YOUR GOAL -
Make an exact copy of the records, with the pictures left out.

::::::

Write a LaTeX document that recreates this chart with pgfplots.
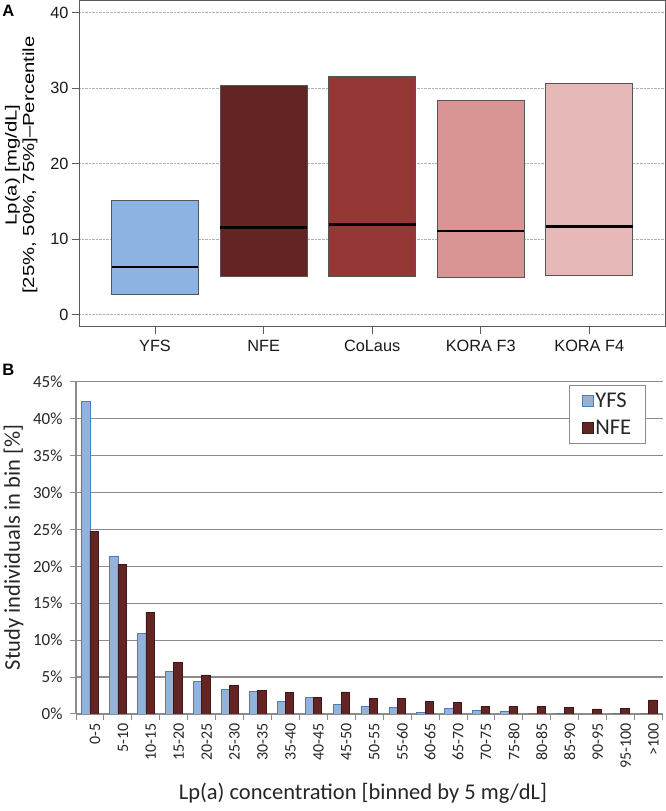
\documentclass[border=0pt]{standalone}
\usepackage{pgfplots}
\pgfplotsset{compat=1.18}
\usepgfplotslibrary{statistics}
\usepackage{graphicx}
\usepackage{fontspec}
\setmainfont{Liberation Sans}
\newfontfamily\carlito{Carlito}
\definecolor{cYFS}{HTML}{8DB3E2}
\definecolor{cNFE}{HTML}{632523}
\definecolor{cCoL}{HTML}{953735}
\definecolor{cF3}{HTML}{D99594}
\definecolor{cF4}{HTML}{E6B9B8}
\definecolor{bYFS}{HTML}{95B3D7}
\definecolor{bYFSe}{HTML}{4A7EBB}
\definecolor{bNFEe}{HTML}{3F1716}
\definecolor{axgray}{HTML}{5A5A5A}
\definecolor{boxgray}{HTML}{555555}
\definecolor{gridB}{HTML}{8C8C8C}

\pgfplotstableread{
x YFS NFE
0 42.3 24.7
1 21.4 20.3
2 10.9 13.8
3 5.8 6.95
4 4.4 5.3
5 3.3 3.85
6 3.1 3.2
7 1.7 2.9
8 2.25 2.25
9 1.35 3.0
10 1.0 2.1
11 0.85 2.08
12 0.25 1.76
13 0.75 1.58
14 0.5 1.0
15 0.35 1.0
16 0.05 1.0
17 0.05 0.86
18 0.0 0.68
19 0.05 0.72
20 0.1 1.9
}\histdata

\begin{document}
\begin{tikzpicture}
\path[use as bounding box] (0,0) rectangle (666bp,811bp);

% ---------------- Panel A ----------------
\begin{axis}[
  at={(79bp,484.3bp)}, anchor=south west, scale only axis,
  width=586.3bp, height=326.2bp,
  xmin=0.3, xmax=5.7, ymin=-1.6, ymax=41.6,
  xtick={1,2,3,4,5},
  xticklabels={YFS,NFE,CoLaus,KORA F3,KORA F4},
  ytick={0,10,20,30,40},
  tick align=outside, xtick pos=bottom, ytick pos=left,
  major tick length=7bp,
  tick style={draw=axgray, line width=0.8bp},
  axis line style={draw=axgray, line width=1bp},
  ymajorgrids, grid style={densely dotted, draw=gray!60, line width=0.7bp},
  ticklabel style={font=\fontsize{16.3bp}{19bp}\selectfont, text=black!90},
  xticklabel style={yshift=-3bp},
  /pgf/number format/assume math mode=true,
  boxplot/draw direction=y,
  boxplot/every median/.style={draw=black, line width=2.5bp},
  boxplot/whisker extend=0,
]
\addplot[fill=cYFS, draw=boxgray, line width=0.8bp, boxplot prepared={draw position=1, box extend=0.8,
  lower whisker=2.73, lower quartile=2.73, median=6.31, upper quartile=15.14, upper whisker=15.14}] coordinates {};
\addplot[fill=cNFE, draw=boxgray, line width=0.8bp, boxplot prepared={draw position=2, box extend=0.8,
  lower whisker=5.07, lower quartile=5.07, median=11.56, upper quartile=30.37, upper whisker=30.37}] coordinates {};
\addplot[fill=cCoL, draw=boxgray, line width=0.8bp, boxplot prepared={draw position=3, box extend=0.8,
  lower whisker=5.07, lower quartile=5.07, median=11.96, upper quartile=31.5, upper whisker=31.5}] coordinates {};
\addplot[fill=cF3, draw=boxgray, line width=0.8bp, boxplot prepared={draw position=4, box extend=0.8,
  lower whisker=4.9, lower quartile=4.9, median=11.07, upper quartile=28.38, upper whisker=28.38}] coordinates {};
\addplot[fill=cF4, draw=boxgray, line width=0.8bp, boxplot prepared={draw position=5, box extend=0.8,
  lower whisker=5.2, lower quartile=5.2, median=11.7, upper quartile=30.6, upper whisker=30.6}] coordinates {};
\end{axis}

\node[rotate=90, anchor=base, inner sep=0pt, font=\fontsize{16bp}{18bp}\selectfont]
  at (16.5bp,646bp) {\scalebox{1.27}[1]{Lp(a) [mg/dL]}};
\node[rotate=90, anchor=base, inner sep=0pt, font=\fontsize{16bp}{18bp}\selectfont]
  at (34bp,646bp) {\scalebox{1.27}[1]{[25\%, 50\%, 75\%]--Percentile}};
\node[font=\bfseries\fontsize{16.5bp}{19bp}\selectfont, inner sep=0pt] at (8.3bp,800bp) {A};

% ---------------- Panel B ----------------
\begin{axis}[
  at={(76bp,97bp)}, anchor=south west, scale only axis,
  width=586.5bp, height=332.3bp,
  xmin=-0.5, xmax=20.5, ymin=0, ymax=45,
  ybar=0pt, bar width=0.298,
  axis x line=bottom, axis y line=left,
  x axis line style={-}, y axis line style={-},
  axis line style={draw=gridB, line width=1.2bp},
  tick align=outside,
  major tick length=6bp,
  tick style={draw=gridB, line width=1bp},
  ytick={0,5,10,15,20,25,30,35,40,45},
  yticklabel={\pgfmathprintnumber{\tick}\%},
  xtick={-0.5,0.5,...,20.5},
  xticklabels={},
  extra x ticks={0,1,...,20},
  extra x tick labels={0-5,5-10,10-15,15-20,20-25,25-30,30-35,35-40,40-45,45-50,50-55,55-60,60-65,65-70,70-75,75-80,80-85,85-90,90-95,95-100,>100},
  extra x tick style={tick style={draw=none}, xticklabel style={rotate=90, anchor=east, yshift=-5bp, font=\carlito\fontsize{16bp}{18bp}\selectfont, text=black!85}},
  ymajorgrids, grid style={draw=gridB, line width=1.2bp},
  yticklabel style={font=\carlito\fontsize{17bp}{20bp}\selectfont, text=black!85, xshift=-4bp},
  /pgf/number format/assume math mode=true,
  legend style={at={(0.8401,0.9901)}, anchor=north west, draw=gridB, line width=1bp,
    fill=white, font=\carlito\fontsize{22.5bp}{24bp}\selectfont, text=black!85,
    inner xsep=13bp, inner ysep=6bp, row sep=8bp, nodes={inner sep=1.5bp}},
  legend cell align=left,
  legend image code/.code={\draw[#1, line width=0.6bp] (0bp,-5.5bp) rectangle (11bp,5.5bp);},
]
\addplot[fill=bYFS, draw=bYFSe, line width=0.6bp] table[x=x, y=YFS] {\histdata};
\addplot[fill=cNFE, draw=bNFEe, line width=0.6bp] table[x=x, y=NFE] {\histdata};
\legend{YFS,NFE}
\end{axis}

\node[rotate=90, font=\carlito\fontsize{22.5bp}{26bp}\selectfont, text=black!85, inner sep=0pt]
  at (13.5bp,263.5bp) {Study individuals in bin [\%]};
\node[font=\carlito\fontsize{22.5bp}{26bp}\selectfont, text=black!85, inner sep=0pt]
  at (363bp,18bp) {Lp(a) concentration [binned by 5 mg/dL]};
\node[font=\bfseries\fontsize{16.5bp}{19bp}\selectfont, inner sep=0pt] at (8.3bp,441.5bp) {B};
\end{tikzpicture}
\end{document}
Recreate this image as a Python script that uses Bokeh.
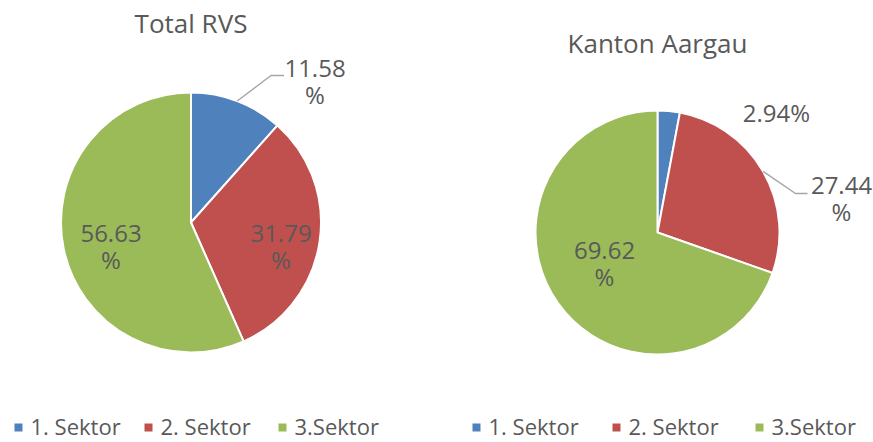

::::::

TASK SOLUTION -
Write a LaTeX document that recreates this chart with pgfplots.
\documentclass[border=0pt]{standalone}
\usepackage{pgfplots}
\pgfplotsset{compat=1.18}
\usepgfplotslibrary{statistics}
\usepackage{graphicx}
\usepackage{fontspec}
\setmainfont{Liberation Sans}
\newfontfamily\carlito{Carlito}
\definecolor{cYFS}{HTML}{8DB3E2}
\definecolor{cNFE}{HTML}{632523}
\definecolor{cCoL}{HTML}{953735}
\definecolor{cF3}{HTML}{D99594}
\definecolor{cF4}{HTML}{E6B9B8}
\definecolor{bYFS}{HTML}{95B3D7}
\definecolor{bYFSe}{HTML}{4A7EBB}
\definecolor{bNFEe}{HTML}{3F1716}
\definecolor{axgray}{HTML}{5A5A5A}
\definecolor{boxgray}{HTML}{555555}
\definecolor{gridB}{HTML}{8C8C8C}

\pgfplotstableread{
x YFS NFE
0 42.3 24.7
1 21.4 20.3
2 10.9 13.8
3 5.8 6.95
4 4.4 5.3
5 3.3 3.85
6 3.1 3.2
7 1.7 2.9
8 2.25 2.25
9 1.35 3.0
10 1.0 2.1
11 0.85 2.08
12 0.25 1.76
13 0.75 1.58
14 0.5 1.0
15 0.35 1.0
16 0.05 1.0
17 0.05 0.86
18 0.0 0.68
19 0.05 0.72
20 0.1 1.9
}\histdata

\begin{document}
\begin{tikzpicture}
\path[use as bounding box] (0,0) rectangle (666bp,811bp);

% ---------------- Panel A ----------------
\begin{axis}[
  at={(79bp,484.3bp)}, anchor=south west, scale only axis,
  width=586.3bp, height=326.2bp,
  xmin=0.3, xmax=5.7, ymin=-1.6, ymax=41.6,
  xtick={1,2,3,4,5},
  xticklabels={YFS,NFE,CoLaus,KORA F3,KORA F4},
  ytick={0,10,20,30,40},
  tick align=outside, xtick pos=bottom, ytick pos=left,
  major tick length=7bp,
  tick style={draw=axgray, line width=0.8bp},
  axis line style={draw=axgray, line width=1bp},
  ymajorgrids, grid style={densely dotted, draw=gray!60, line width=0.7bp},
  ticklabel style={font=\fontsize{16.3bp}{19bp}\selectfont, text=black!90},
  xticklabel style={yshift=-3bp},
  /pgf/number format/assume math mode=true,
  boxplot/draw direction=y,
  boxplot/every median/.style={draw=black, line width=2.5bp},
  boxplot/whisker extend=0,
]
\addplot[fill=cYFS, draw=boxgray, line width=0.8bp, boxplot prepared={draw position=1, box extend=0.8,
  lower whisker=2.73, lower quartile=2.73, median=6.31, upper quartile=15.14, upper whisker=15.14}] coordinates {};
\addplot[fill=cNFE, draw=boxgray, line width=0.8bp, boxplot prepared={draw position=2, box extend=0.8,
  lower whisker=5.07, lower quartile=5.07, median=11.56, upper quartile=30.37, upper whisker=30.37}] coordinates {};
\addplot[fill=cCoL, draw=boxgray, line width=0.8bp, boxplot prepared={draw position=3, box extend=0.8,
  lower whisker=5.07, lower quartile=5.07, median=11.96, upper quartile=31.5, upper whisker=31.5}] coordinates {};
\addplot[fill=cF3, draw=boxgray, line width=0.8bp, boxplot prepared={draw position=4, box extend=0.8,
  lower whisker=4.9, lower quartile=4.9, median=11.07, upper quartile=28.38, upper whisker=28.38}] coordinates {};
\addplot[fill=cF4, draw=boxgray, line width=0.8bp, boxplot prepared={draw position=5, box extend=0.8,
  lower whisker=5.2, lower quartile=5.2, median=11.7, upper quartile=30.6, upper whisker=30.6}] coordinates {};
\end{axis}

\node[rotate=90, anchor=base, inner sep=0pt, font=\fontsize{16bp}{18bp}\selectfont]
  at (16.5bp,646bp) {\scalebox{1.27}[1]{Lp(a) [mg/dL]}};
\node[rotate=90, anchor=base, inner sep=0pt, font=\fontsize{16bp}{18bp}\selectfont]
  at (34bp,646bp) {\scalebox{1.27}[1]{[25\%, 50\%, 75\%]--Percentile}};
\node[font=\bfseries\fontsize{16.5bp}{19bp}\selectfont, inner sep=0pt] at (8.3bp,800bp) {A};

% ---------------- Panel B ----------------
\begin{axis}[
  at={(76bp,97bp)}, anchor=south west, scale only axis,
  width=586.5bp, height=332.3bp,
  xmin=-0.5, xmax=20.5, ymin=0, ymax=45,
  ybar=0pt, bar width=0.298,
  axis x line=bottom, axis y line=left,
  x axis line style={-}, y axis line style={-},
  axis line style={draw=gridB, line width=1.2bp},
  tick align=outside,
  major tick length=6bp,
  tick style={draw=gridB, line width=1bp},
  ytick={0,5,10,15,20,25,30,35,40,45},
  yticklabel={\pgfmathprintnumber{\tick}\%},
  xtick={-0.5,0.5,...,20.5},
  xticklabels={},
  extra x ticks={0,1,...,20},
  extra x tick labels={0-5,5-10,10-15,15-20,20-25,25-30,30-35,35-40,40-45,45-50,50-55,55-60,60-65,65-70,70-75,75-80,80-85,85-90,90-95,95-100,>100},
  extra x tick style={tick style={draw=none}, xticklabel style={rotate=90, anchor=east, yshift=-5bp, font=\carlito\fontsize{16bp}{18bp}\selectfont, text=black!85}},
  ymajorgrids, grid style={draw=gridB, line width=1.2bp},
  yticklabel style={font=\carlito\fontsize{17bp}{20bp}\selectfont, text=black!85, xshift=-4bp},
  /pgf/number format/assume math mode=true,
  legend style={at={(0.8401,0.9901)}, anchor=north west, draw=gridB, line width=1bp,
    fill=white, font=\carlito\fontsize{22.5bp}{24bp}\selectfont, text=black!85,
    inner xsep=13bp, inner ysep=6bp, row sep=8bp, nodes={inner sep=1.5bp}},
  legend cell align=left,
  legend image code/.code={\draw[#1, line width=0.6bp] (0bp,-5.5bp) rectangle (11bp,5.5bp);},
]
\addplot[fill=bYFS, draw=bYFSe, line width=0.6bp] table[x=x, y=YFS] {\histdata};
\addplot[fill=cNFE, draw=bNFEe, line width=0.6bp] table[x=x, y=NFE] {\histdata};
\legend{YFS,NFE}
\end{axis}

\node[rotate=90, font=\carlito\fontsize{22.5bp}{26bp}\selectfont, text=black!85, inner sep=0pt]
  at (13.5bp,263.5bp) {Study individuals in bin [\%]};
\node[font=\carlito\fontsize{22.5bp}{26bp}\selectfont, text=black!85, inner sep=0pt]
  at (363bp,18bp) {Lp(a) concentration [binned by 5 mg/dL]};
\node[font=\bfseries\fontsize{16.5bp}{19bp}\selectfont, inner sep=0pt] at (8.3bp,441.5bp) {B};
\end{tikzpicture}
\end{document}
Recreate this image as a Python script that uses Bokeh.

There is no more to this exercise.